ACT English: Passage Drill 4, Problem 7. Which form of "own" works best in this sentence?

Language:
English Language

Transcript

00:03

Here’s your Shmoop du jour, brought to you by the Hong Kong Noodle Company.

00:07

Which went out of business when King Kong Noodle Co. squished it flat.

00:22

How would you correct this underlined segment from the passage, if at all?

00:26

owning?

00:29

And here are the potential answers...

00:34

The second part of the sentence is a modifier for "a Chinese-American named David (Tsung) Jung."

00:42

(No relation to Carl Jung, we’re guessing...but crazier things have happened.)

00:46

It’s this modifier’s job to describe Jung by telling us that he owned

00:52

the Hong Kong Noodle Company in L.A.

00:54

Currently, however, the modifier just isn’t getting the job done.

00:57

Choice (A) suggests the word “owning,”

00:59

but this makes it sound like Jung currently owns the Company.

01:02

The passage makes it clear that fortune cookies were invented a long time ago, so we highly

01:06

doubt Jung is still on the planet. Hopefully, he’s still making fortune cookies in that

01:11

big noodle company in the sky.

01:15

If context weren’t enough to cut this option, the verb “invented” also makes it clear

01:20

that we should speak of Jung in the past tense. Choice (A) is officially nixed.

01:25

Option (D).

01:26

(D) gives us the phrase “being the owner of.”

01:29

This has the same present tense connotations as (A), so we’re sure it’s wrong.

01:34

It’s also too wordy, which Jung would hate if the succinct messages in fortune cookies

01:38

are an indication of his literary taste.

01:42

We’ve narrowed our options down to (B) and (C).

01:45

Both are in the past tense, so they’ve got that going for them.

01:47

However, they’re having a disagreement over the use of the pronouns “who” and “whom.”

01:53

A lot of people get mixed up with this, but it’s pretty simple when broken down.

01:56

The trick is knowing that “who” is in the subjective case and “whom” is in the object.

02:06

Subjective? Objective? Whaaa?
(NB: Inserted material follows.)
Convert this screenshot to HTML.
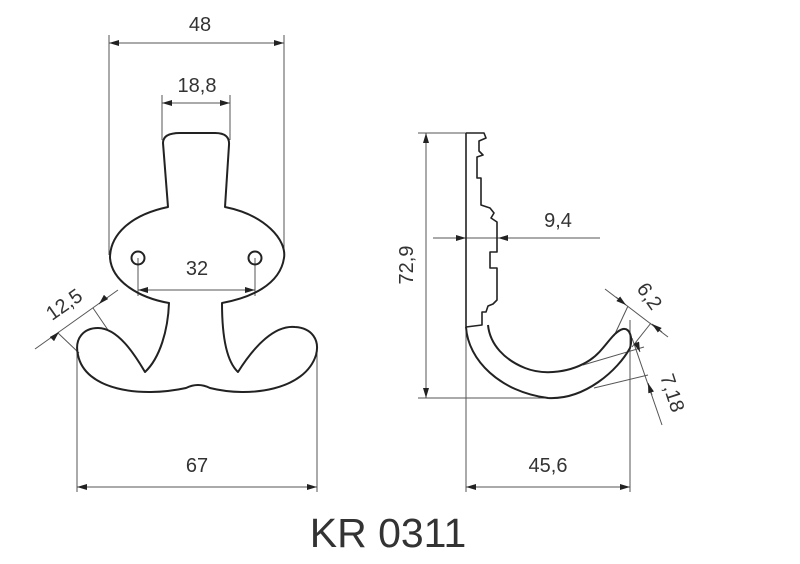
<!DOCTYPE html>
<html><head><meta charset="utf-8"><style>
html,body{margin:0;padding:0;background:#fff;}
svg{display:block;}
text{font-family:"Liberation Sans",sans-serif;fill:#333;}
</style></head><body>
<svg width="800" height="564" viewBox="0 0 800 564" xmlns="http://www.w3.org/2000/svg">
<defs>
<marker id="a" viewBox="0 0 10 6" refX="10" refY="3" markerWidth="10" markerHeight="6" orient="auto-start-reverse" markerUnits="userSpaceOnUse"><path d="M0,0 L10,3 L0,6 z" fill="#222"/></marker>
</defs>
<g stroke="#555" stroke-width="1" fill="none">
<!-- 48 -->
<line x1="109" y1="35" x2="109" y2="255"/>
<line x1="284" y1="35" x2="284" y2="255"/>
<line x1="109" y1="43" x2="284" y2="43" marker-start="url(#a)" marker-end="url(#a)"/>
<!-- 18,8 -->
<line x1="162" y1="95" x2="162" y2="140"/>
<line x1="230" y1="95" x2="230" y2="140"/>
<line x1="162" y1="103" x2="230" y2="103" marker-start="url(#a)" marker-end="url(#a)"/>
<!-- 32 -->
<line x1="138" y1="258" x2="138" y2="296"/>
<line x1="255" y1="258" x2="255" y2="296"/>
<line x1="138" y1="290" x2="255" y2="290" marker-start="url(#a)" marker-end="url(#a)"/>
<!-- 67 -->
<line x1="77" y1="347" x2="77" y2="492"/>
<line x1="317" y1="347" x2="317" y2="492"/>
<line x1="77" y1="487" x2="317" y2="487" marker-start="url(#a)" marker-end="url(#a)"/>
<!-- 12,5 -->
<line x1="35" y1="349" x2="118" y2="290"/>
<line x1="58" y1="333" x2="79" y2="353"/>
<line x1="93" y1="308" x2="108" y2="330"/>
<line x1="58" y1="333" x2="59" y2="332" marker-end="url(#a)"/>
<line x1="100" y1="303" x2="99" y2="304" marker-end="url(#a)"/>
<!-- right: vertical -->
<line x1="466" y1="133" x2="466" y2="492"/>
<line x1="418" y1="133" x2="466" y2="133"/>
<line x1="418" y1="398" x2="560" y2="398"/>
<line x1="426" y1="133" x2="426" y2="398" marker-start="url(#a)" marker-end="url(#a)"/>
<!-- 9,4 -->
<line x1="433" y1="238" x2="600" y2="238"/>
<line x1="455" y1="238" x2="466" y2="238" marker-end="url(#a)"/>
<line x1="512" y1="238" x2="498" y2="238" marker-end="url(#a)"/>
<!-- 45,6 -->
<line x1="630" y1="320" x2="630" y2="492"/>
<line x1="466" y1="487" x2="630" y2="487" marker-start="url(#a)" marker-end="url(#a)"/>
<!-- 6,2 -->
<line x1="605" y1="289" x2="668" y2="337"/>
<line x1="628" y1="306" x2="614" y2="336"/>
<line x1="651" y1="323" x2="632" y2="347"/>
<line x1="616" y1="297" x2="626" y2="305" marker-end="url(#a)"/>
<line x1="662" y1="332" x2="652" y2="324" marker-end="url(#a)"/>
<!-- 7,18 -->
<line x1="632" y1="338" x2="662" y2="425"/>
<line x1="583" y1="365" x2="644" y2="347"/>
<line x1="594" y1="388" x2="648" y2="375"/>
<line x1="636" y1="342" x2="640" y2="352" marker-end="url(#a)"/>
<line x1="652" y1="395" x2="648" y2="383" marker-end="url(#a)"/>
</g>
<g stroke="#222" stroke-width="2" fill="none" stroke-linejoin="round">
<!-- front view hook -->
<path d="M168,207 L163,143 Q163,133 180,133 L215,133 Q230,133 229,145 L225,207
 C265,215 287,240 284,258 C280,285 250,298 222,303
 C222,330 225,360 238,372 C255,345 275,325 295,327 C312,328 320,340 316,355
 C305,390 250,398 210,388 Q198,382 186,388 C140,398 85,390 78,355
 C74,338 84,328 98,328 C118,328 135,355 145,372
 C160,358 168,330 169,303 C140,298 112,282 110,258 C110,235 130,215 168,207 Z"/>
<circle cx="138" cy="258" r="6.5"/>
<circle cx="255" cy="258" r="6.5"/>
<!-- side profile -->
<path d="M466,133 H484 L486,138 L479,141 V151 L483,155 L477,157 V178 H481 V205 L490,208 L494,213 L491,218 L497,222 V252 H490 V268 H497 V300 L493,304 L488,306 L486,312 H482 V325 L466,327 V133" stroke-width="1.6"/>
<path d="M466,327 C468,360 500,392 548,398 C585,400 618,370 630,348 C633,338 630,328 623,329 C612,332 605,350 590,360 C572,372 545,376 525,368 C505,360 490,345 488,325" stroke-width="2"/>
</g>
<g font-size="20">
<text x="200" y="31" text-anchor="middle">48</text>
<text x="197" y="92" text-anchor="middle">18,8</text>
<text x="197" y="275" text-anchor="middle">32</text>
<text x="197" y="472" text-anchor="middle">67</text>
<text x="548" y="472" text-anchor="middle">45,6</text>
<text x="558" y="227" text-anchor="middle">9,4</text>
<text transform="translate(68,310) rotate(-35)" text-anchor="middle">12,5</text>
<text transform="translate(413,265) rotate(-90)" text-anchor="middle">72,9</text>
<text transform="translate(644,300) rotate(55)" text-anchor="middle">6,2</text>
<text transform="translate(666,395) rotate(72)" text-anchor="middle">7,18</text>
</g>
<text x="388" y="547" text-anchor="middle" font-size="41">KR 0311</text>
</svg>
</body></html>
No worries; it’s simple.

02:10

The subject of a clause is the person, place, or thing that’s doing something, while the

02:14

object is the person, place, or thing having something done to it.

02:21

Take this sentence for example: “Zoe loves her pet chinchilla.”

02:25

Zoe is the one doing the loving, so she’s the subject.

02:29

Her pet chinchilla, on the other hand, is the one receiving the love, making it the object.

02:34

(We’re not sure if the chinchilla loves Zoe, but it’s probably none of our business.)

02:38

OK, let’s zoom back to the Hong Kong Noodle Company and figure out this who/whom thing.

02:43

Both of these pronouns are trying to stand in for Jung, right?

02:46

We’ll sub in Jung’s name and read the clause out loud to help us determine if the

02:51

blank requires the subjective or objective case.

02:55

“Jung owned the Hong Kong Noodle Company in Los Angeles.”

02:58

Here, Jung is the subject because he’s the one owning something, while the Hong Kong

03:03

Noodle Company is the object because it’s the thing being owned.

03:07

Since Jung is the subject, the pronoun that stands in for him has to be in the subjective case.

03:12

Thus, we declare choice (B) the correct answer

03:14

because the sentence requires the subjective pronoun “who.”

03:17

We also need to stop binge watching Dr. Who,

03:20

but that’s a personal struggle we’ll deal with on our own.